Mean trait and on stage personality of stand up comedians

2019 
We investigated whether comedians’ mean level personalities differ from the general population, and based on recent studies which show that individuals regulate their personality to conform with situational and goal requirements, we predicted that professional comedians would show greater adaptiveness to stage requirements than amateurs. That comedians have a distinctive mean level personality profile is consistent with a variety of theories including P-E fit and the ASTMA framework. The few studies of comedians’ personalities which exist, suggest that comedians are more neurotic, high on openness and less conscientious than the general population. In this study, the Big Five personality traits of 77 professional and 125 amateur stand-up comedians were compared to two large matched samples (N>100,000) using multi-group confirmatory factor analysis.

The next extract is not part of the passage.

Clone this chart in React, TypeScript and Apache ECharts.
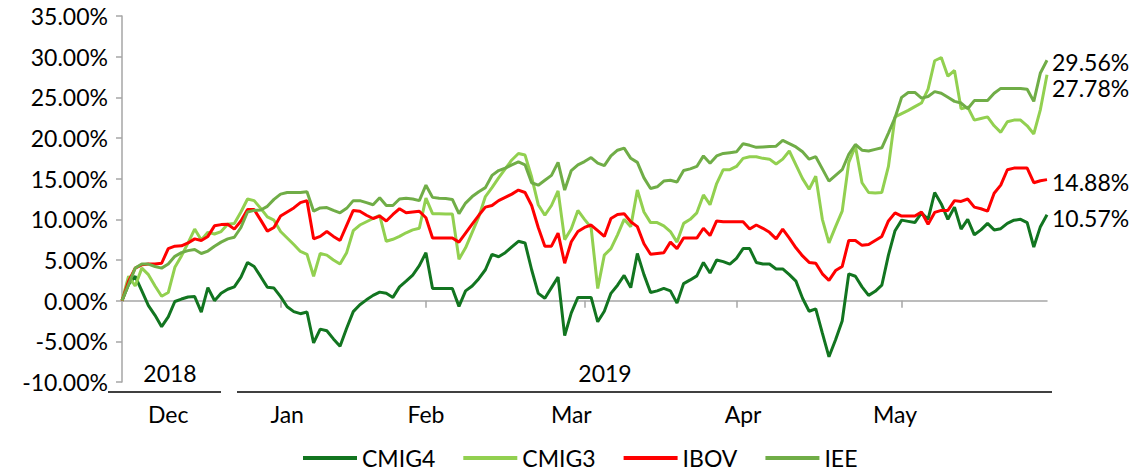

Comedians were also observed whilst performing and their state personality was compared to situational requirements in terms of ten NEO-PIR facets, identified by 14 industry experts as important to effective stage performance, using MANOVA. Both professional and amateur comedians were more open-to-experience, less conscientious and more extraverted than their corresponding norm samples. Additionally, professionals showed greater neuroticism. Arguably a more significant finding was that professional comedians expressed a much more adaptive state personality on stage than was true for amateurs. The direction of shift was from a personality typical of creative writers to one typical of performers. This occurred despite their mean-levels of neuroticism and extraversion diverging more from stage requirements than was so for amateurs. Moreover, this greater adaptability was evidenced across six personality facets spanning all of the broad FFM factors of personality. This suggests the existence of a general mechanism for regulation of personality to situational requirements. This finding perhaps also sheds light on the apparent paradox that personality variability is both functional and dysfunctional. In short, match reflects functional variation whilst mismatch constitutes dysfunction.